Subject-Verb Agreement
“Many African-Americans believe the apparent success of immigrants is coming at their expense.”
“……the expectations are that the spread between the two hasn’t worsened…..”
Subject-Verb Agreement : verb is agreeing the number of the subject.
Difficulties identifying the agreement :
* Subjects with long modifying phrases following the head noun
“The reason why you take this course is to develop awareness on English Grammar.”
* Nouns and pronouns, phrases number may be confusing
“The pair of scissors you threw at me was a bit of a head ache.”
* The “-s” ending for present tense and plural
“Mathematics plays/play an important role in our daily life.”
Head Noun
How to identify it :
* if sentence has a prepositional phrase HN is on the left of the first prep.

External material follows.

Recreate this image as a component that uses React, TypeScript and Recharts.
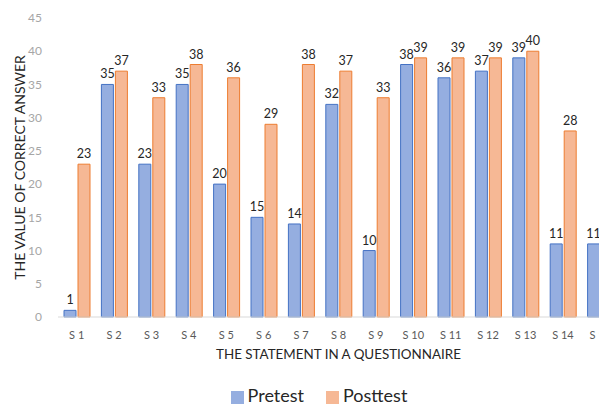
import { BarChart, Bar, XAxis, YAxis, Legend, LabelList } from 'recharts';

const statements = ['S 1', 'S 2', 'S 3', 'S 4', 'S 5', 'S 6', 'S 7', 'S 8', 'S 9', 'S 10', 'S 11', 'S 12', 'S 13', 'S 14', 'S 15'];
const pretest = [1, 35, 23, 35, 20, 15, 14, 32, 10, 38, 36, 37, 39, 11, 11];
const posttest = [23, 37, 33, 38, 36, 29, 38, 37, 33, 39, 39, 39, 40, 28, 30];
const yTicks = [0, 5, 10, 15, 20, 25, 30, 35, 40, 45];

const data = statements.map((s, i) => ({ name: s, pretest: pretest[i], posttest: posttest[i] }));

const font = 'Lato, "Open Sans", sans-serif';

export default function App() {
  return (
    <div style={{ margin: '-8px 0 0 -8px', width: 607, height: 406, overflow: 'hidden', fontFamily: font }}>
      <BarChart
        width={631}
        height={406}
        data={data}
        margin={{ top: 18, right: 12, left: 0, bottom: 37 }}
        barSize={12}
        barGap={2}
      >
        <XAxis
          dataKey="name"
          height={30}
          interval={0}
          tickLine={false}
          axisLine={{ stroke: '#d9d9d9' }}
          tick={{ fill: '#595959', fontSize: 11, fontFamily: font }}
          tickMargin={8}
          label={{ value: 'THE STATEMENT IN A QUESTIONNAIRE', position: 'bottom', offset: 2, dx: 0, fill: '#262626', fontSize: 13.4, fontFamily: font }}
        />
        <YAxis
          width={58}
          domain={[0, 45]}
          ticks={yTicks}
          axisLine={false}
          tickLine={false}
          tick={{ fill: '#a6a6a6', fontSize: 12, fontFamily: font }}
          tickMargin={10}
          label={{ value: 'THE VALUE OF CORRECT ANSWER', angle: -90, position: 'insideLeft', offset: 20, fill: '#262626', fontSize: 14, fontFamily: font, style: { textAnchor: 'middle' } }}
        />
        <Legend
          verticalAlign="bottom"
          iconType="square"
          iconSize={13}
          itemSorter={(item: any) => (item.value === 'Pretest' ? 0 : 1)}
          wrapperStyle={{ left: 10, width: 640, bottom: 0, fontSize: 18, fontFamily: font }}
          formatter={(v) => <span style={{ color: '#262626', marginRight: 12 }}>{v}</span>}
        />
        <Bar dataKey="pretest" name="Pretest" fill="#95aee0" stroke="#4472c4" strokeWidth={1} isAnimationActive={false}>
          <LabelList dataKey="pretest" position="top" offset={6} fill="#262626" fontSize={12.5} fontFamily={font} />
        </Bar>
        <Bar dataKey="posttest" name="Posttest" fill="#f6b895" stroke="#ed7d31" strokeWidth={1} isAnimationActive={false}>
          <LabelList dataKey="posttest" position="top" offset={6} fill="#262626" fontSize={12.5} fontFamily={font} />
        </Bar>
      </BarChart>
    </div>
  );
}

“But in many states, the task of regulating the internet laws has become an enormous burden.”
* if there’s a ”not” : on the left/before not
“The students in room 4/6 can not stand up and dance.”
* if sentence includes relative clause : on the left
“The remote action which we talked about a while ago was dancing.”
* correlative conjunctions : it’s after “or”/”nor” Both…..and/ either….or/ neither….nor
“Either he or I …… going to the newsagent this morning.”
* Mass Nouns (furniture,damage, luggage ) ; Abstract Nouns (advice, joy, courage) ; Collective Nouns (audience, crowd, team, group, family) : singular / the young /the youngs
“………….. is mine.”
* some subjects require singular verbs (mathmatics, physics) courses, deseases, place names, news, book and movie titles, distance,time,money,arithmetic oparetion (equals)
* clause subjects, gerunds and infinitives
“ what I want is you.” / “Having you is all I want.” / “To have you is my everlasting dream.”
* fractions, percentages, quantifiers are
Singular if : singular noun (book), noun clause (what he says is…), non-count clause (information), each, every, everyone, A number of students… None of……
Plural if : collective nouns (team, young) according to your intention and meaning
Exceptions : either/neither of the + noun phrase/ None of the + Noun Phrase
“Either of the students in the classroom is perfect.”